Improvement v. Completion
This piece is not a response to Mr. Kuchera, but, God help me, I have to talk about one specific bit that’s gotten stuck in my craw.
Mass Effect: Andromeda is decidedly not an unfinished game. Absolutely not. I played over 50 hours of that game (and liked maybe 4) and I can tell you that the Mass Effect: Andromeda we got was a complete work. To say otherwise is a reckless use of the press platform. The rabid mob of consumers who hurl terms like “unfinished” at works they don’t like does not need to be either riled or validated. They certainly don’t need more in their numbers. Games do not magically become unfinished when a company responds to legitimate criticism with fixes and tweaks.
[Having since posted this piece, I have edited it a few times. Does that mean it was unfinished? No. It just needed some improvements]
Improvement does not suggest a lack of completion. It is not some sinister ploy by EA to palm your cash. It is not something to be pushed against. It is, however, something to be examined and criticized.
Thinking Critically on Patchwork
There is a character in Andromeda named Hainly Abrams. She is a trans woman. I know this, because – in the very first conversation you have with her, ever – she reveals this to you in a speech that includes (but is not limited to) her deadname.
In response, a million voices (on twitter) cried out. Rightfully so! And Bioware, bucking the trend of gaming figures digging their heels into their fuckups, conceded that they had failed to execute on their attempt at inclusivity. Similarly, they also accepted criticism of the lack of gay romance options.
There is something different to a narrative patch than a mechanical one. Okay, that gun doesn’t shoot as good anymore is different from a character’s continuity. Does Hainly’s clunky self-outing still exist? It may no longer be in the game, but it was in the game. It is an indelible mark on my understanding of that character – as well as her conception.
So what do we do here? Do we treat the upcoming improvements as holy writ in our critical consumption of the game? Surely, we don’t forget what she was? We must keep that critique alive, so that Bioware doesn’t make the same mistake twice. But then, are we not impressing that upon newcomers to the game? LGBTQ+ people already have to put so much effort into carving out even the tiniest space in the art we consume. We have to work to enjoy a Thing. What if some young trans woman boots up a copy in 5 years, and is thrilled to find someone like her in a video game, only to have her enjoyment tarnished by the weight of the past?
Truly, the correct answer to these questions is that they should have written her well in the first place.

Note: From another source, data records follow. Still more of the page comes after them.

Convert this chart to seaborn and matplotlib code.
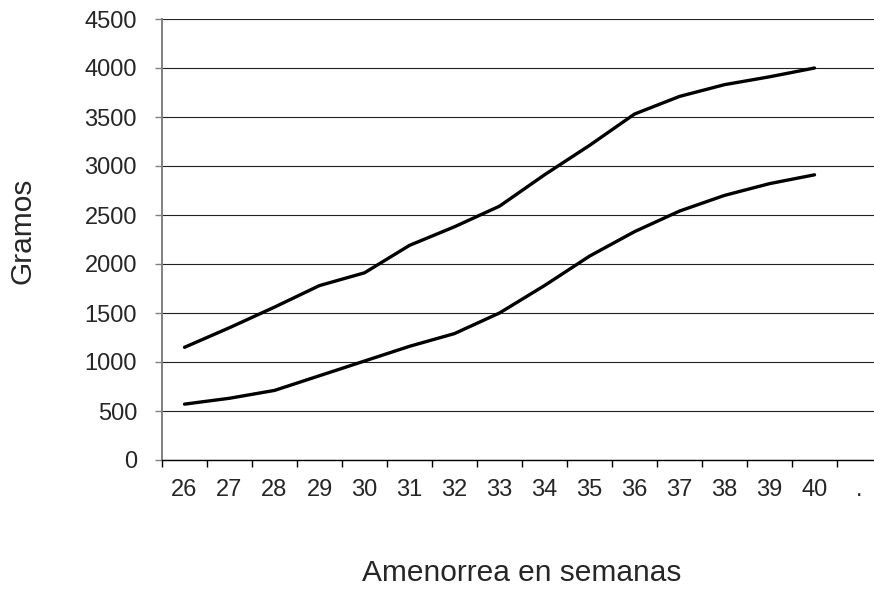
import pandas as pd
import matplotlib
matplotlib.use("Agg")
import matplotlib.pyplot as plt
import seaborn as sns

# -------------------------------
# Data
# -------------------------------

weeks = [26, 27, 28, 29, 30, 31, 32, 33, 34, 35, 36, 37, 38, 39, 40]
upper = [1150, 1350, 1560, 1780, 1910, 2190, 2380, 2590, 2910, 3210, 3530, 3710, 3830, 3910, 4000]
lower = [570, 630, 710, 860, 1010, 1160, 1290, 1500, 1780, 2080, 2330, 2540, 2700, 2820, 2910]

x_ticks = [26, 27, 28, 29, 30, 31, 32, 33, 34, 35, 36, 37, 38, 39, 40, 41]
x_labels = ["26", "27", "28", "29", "30", "31", "32", "33", "34", "35", "36", "37", "38", "39", "40", "."]
y_ticks = [0, 500, 1000, 1500, 2000, 2500, 3000, 3500, 4000, 4500]

df = pd.DataFrame({
    "semana": weeks + weeks,
    "gramos": upper + lower,
    "curva": ["superior"] * len(weeks) + ["inferior"] * len(weeks),
})

# -------------------------------
# Style
# -------------------------------

sns.set_style("white")
plt.rcParams['font.family'] = ['Liberation Sans', 'DejaVu Sans']

fig = plt.figure(figsize=(8.74, 5.92), dpi=100)
ax = fig.add_axes([162 / 874, 132 / 592, 720 / 874, 441 / 592])

sns.lineplot(
    data=df, x="semana", y="gramos", hue="curva",
    palette={"superior": "black", "inferior": "black"},
    linewidth=2.4, legend=False, ax=ax
)

ax.set_xlim(25.5, 41.5)
ax.set_ylim(0, 4500)

# horizontal grid lines
ax.set_yticks(y_ticks)
ax.yaxis.grid(True, color="#222222", linewidth=0.8)
ax.xaxis.grid(False)
ax.set_axisbelow(True)

# x ticks: labels in the middle, tick marks on the boundaries
ax.set_xticks(x_ticks)
ax.set_xticklabels(x_labels)
ax.set_xticks([t - 0.5 for t in x_ticks] + [41.5], minor=True)
ax.tick_params(axis="x", which="major", length=0, pad=14, labelsize=17)
ax.tick_params(axis="x", which="minor", length=5, width=1, color="black", direction="out", bottom=True)
ax.tick_params(axis="y", which="major", length=5, width=1, color="#808080", direction="out",
               pad=13, labelsize=17, left=True)

for s in ["top", "right"]:
    ax.spines[s].set_visible(False)
ax.spines["left"].set_color("#808080")
ax.spines["left"].set_linewidth(1.4)
ax.spines["bottom"].set_color("black")
ax.spines["bottom"].set_linewidth(1.0)

ax.set_xlabel("Amenorrea en semanas", fontsize=21.5)
ax.set_ylabel("Gramos", fontsize=21.5)
ax.xaxis.set_label_coords(0.5, -0.2245)
ax.yaxis.set_label_coords(-0.175, 0.52)

fig.savefig("out.png", dpi=100)
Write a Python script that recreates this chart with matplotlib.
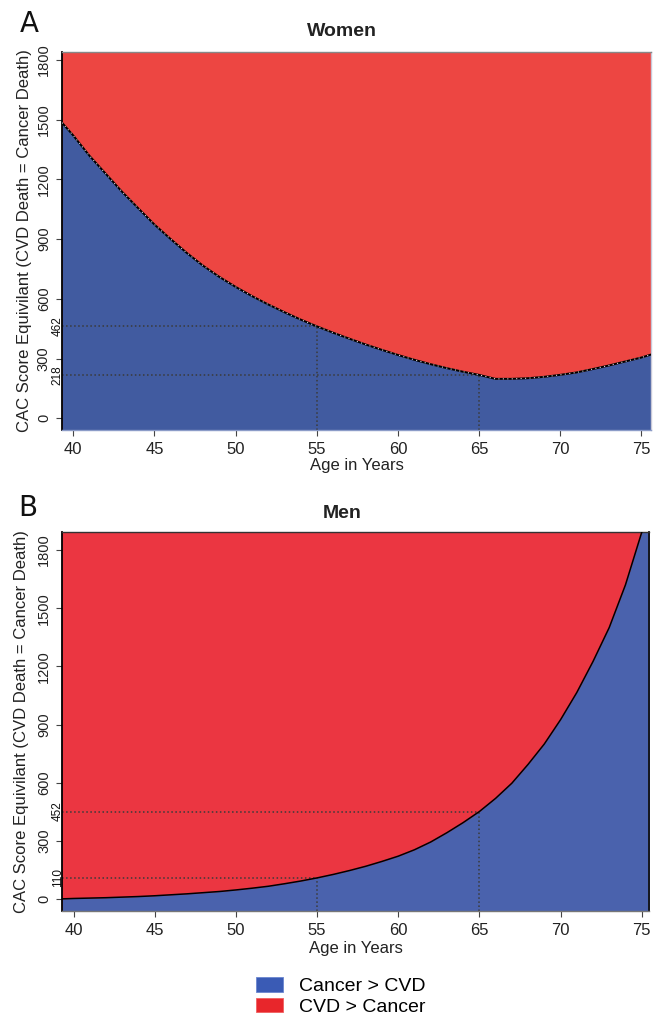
import numpy as np
import matplotlib
matplotlib.use("Agg")
import matplotlib.pyplot as plt
from matplotlib.patches import Patch

plt.rcParams['font.family'] = ['Liberation Sans', 'DejaVu Sans']

# CAC score at which CVD death risk equals cancer death risk
women_age = [39.3, 40, 41, 42, 43, 44, 45, 46, 47, 48, 49, 50, 51, 52, 53, 54, 55,
             56, 57, 58, 59, 60, 61, 62, 63, 64, 65, 66, 67, 68, 69, 70, 71, 72,
             73, 74, 75, 75.6]
women_cac = [1485, 1420, 1318, 1228, 1138, 1055, 973, 900, 830, 766, 710, 660, 614,
             572, 533, 496, 462, 430, 400, 371, 344, 318, 294, 272, 252, 234, 218,
             198, 198, 201, 208, 218, 230, 247, 265, 285, 305, 320]

men_age = [39.3, 40, 41, 42, 43, 44, 45, 46, 47, 48, 49, 50, 51, 52, 53, 54, 55,
           56, 57, 58, 59, 60, 61, 62, 63, 64, 65, 66, 67, 68, 69, 70, 71, 72,
           73, 74, 75, 75.5]
men_cac = [2, 4, 6, 8, 11, 14, 18, 23, 28, 34, 40, 48, 57, 67, 80, 94, 110, 128,
           148, 170, 195, 222, 255, 295, 343, 395, 452, 520, 598, 695, 800, 925,
           1065, 1225, 1400, 1620, 1890, 2030]

# marked ages and their equivalent scores
women_marks = [(55, 462), (65, 218)]
men_marks = [(55, 110), (65, 452)]

y_ticks = [0, 300, 600, 900, 1200, 1500, 1800]
x_ticks = [40, 45, 50, 55, 60, 65, 70, 75]

fig = plt.figure(figsize=(6.59, 10.17), dpi=100)
W, H = 659, 1017


def make_axes(l, t, r, b):
    return fig.add_axes([l / W, 1 - b / H, (r - l) / W, (b - t) / H])


axA = make_axes(62, 52, 651, 430)
axB = make_axes(62.3, 532.3, 649.3, 910.7)


def draw_panel(ax, age, cac, marks, red, blue, ylim, xlim, white_dots, ylab_x, lw):
    ax.set_xlim(*xlim)
    ax.set_ylim(*ylim)
    ax.set_facecolor(red)
    ax.fill_between(age, ylim[0] - 100, cac, color=blue, lw=0, zorder=1)
    ax.plot(age, cac, color='black', lw=lw, zorder=3)
    if white_dots:
        ax.plot(age, cac, color='white', lw=0.8, ls=(0, (1, 3)), alpha=0.85, zorder=4)

    for a, v in marks:
        ax.plot([xlim[0], a], [v, v], color='#3a3a3a', ls=':', lw=1.1, zorder=2)
        ax.plot([a, a], [ylim[0], v], color='#3a3a3a', ls=':', lw=1.1, zorder=2)
        ax.text(-0.008, v, str(v), transform=ax.get_yaxis_transform(),
                rotation=90, ha='center', va='center', fontsize=8.5, color='#111')

    ax.set_xticks(x_ticks)
    ax.set_yticks(y_ticks)
    ax.set_yticklabels([str(v) for v in y_ticks], rotation=90, va='center')
    ax.tick_params(axis='x', labelsize=12, length=4, width=0.8, pad=5,
                   color='#444', labelcolor='#222')
    ax.tick_params(axis='y', labelsize=10.5, length=4, width=0.8, pad=4,
                   color='#444', labelcolor='#222')

    ax.text(ylab_x, 0.5, 'CAC Score Equivilant (CVD Death = Cancer Death)',
            transform=ax.transAxes, rotation=90, ha='center', va='center',
            fontsize=12, color='#222')


draw_panel(axA, women_age, women_cac, women_marks, '#ED4642', '#415BA0',
           (-59, 1840), (39.3, 75.6), True, -0.063, 1.4)
draw_panel(axB, men_age, men_cac, men_marks, '#EB3641', '#4A62AD',
           (-59, 1891), (39.3, 75.47), False, -0.07, 1.1)

axA.text(0.5, -0.095, 'Age in Years', transform=axA.transAxes, ha='center',
         va='center', fontsize=12, color='#222')
axB.text(0.5, -0.1, 'Age in Years', transform=axB.transAxes, ha='center',
         va='center', fontsize=12, color='#222')

for name, sp in axA.spines.items():
    sp.set_linewidth(1.0)
    sp.set_color({'left': 'black', 'top': '#888888', 'right': '#c8c8d8',
                  'bottom': '#8c9cc8'}[name])
axA.spines['left'].set_linewidth(1.3)
for name, sp in axB.spines.items():
    sp.set_linewidth(1.0)
    sp.set_color({'left': 'black', 'top': '#333333', 'right': '#111111',
                  'bottom': '#777777'}[name])
axB.spines['left'].set_linewidth(1.3)
axB.spines['right'].set_linewidth(1.3)

fig.text(342 / W, 1 - 32 / H, 'Women', ha='center', va='center',
         fontsize=14, fontweight='bold', color='#222')
fig.text(342 / W, 1 - 514 / H, 'Men', ha='center', va='center',
         fontsize=14, fontweight='bold', color='#222')
fig.text(29 / W, 1 - 24 / H, 'A', ha='center', va='center', fontsize=20,
         family=['DejaVu Sans'], color='#111')
fig.text(28 / W, 1 - 508 / H, 'B', ha='center', va='center', fontsize=20,
         family=['DejaVu Sans'], color='#111')

handles = [Patch(facecolor='#3A5BB5', edgecolor='#6a86d0', lw=0.6, label='Cancer > CVD'),
           Patch(facecolor='#E8262B', edgecolor='#f06060', lw=0.6, label='CVD > Cancer')]
fig.legend(handles=handles, loc='upper left', bbox_to_anchor=(256 / W, 1 - 977 / H),
           frameon=False, fontsize=14, handlelength=1.4, handleheight=0.8,
           labelspacing=0.12, handletextpad=0.8, borderaxespad=0, borderpad=0)

fig.savefig('out.png', dpi=100)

But what do we do about a less complicated issue? Not every future narrative change will be a Hainly, or a Ladykiller in a Bind. What if, say, Bioware were to pull a Kanye West and “fix” something no one realized was broken? Continuity, truly, is a monster. Perhaps all we can do is reflect on the old, and grow comfortable with the fact that, sometimes, things change. Maybe it means that we must seek enjoyment and critical consensus in something broader than individual moments – fun though they may be. I wonder, too, if this will change the way devs approach the craft of game narrative. If any pieces of dialogue can be tweaked or changed, then the broad structural skeleton upon which they hang must be sturdy.
This is all to say, despite the fact that we’ve inhabited a post-release world for over a decade now, I still have no idea what the fuck is going on. Maybe it’s time we started to engage a little deeper with it.
 There is a case to be made that some games make it to shelves unfinished (I’m still actually mad about Skyrim on the PS3, which was in an inexcusable state upon release), but Andromeda is simply not one of those games. I can see it now – an executive, in the offices of Bioware. He sips on a brandy and says, “Ship it boys, this one’s a Mass Effect!”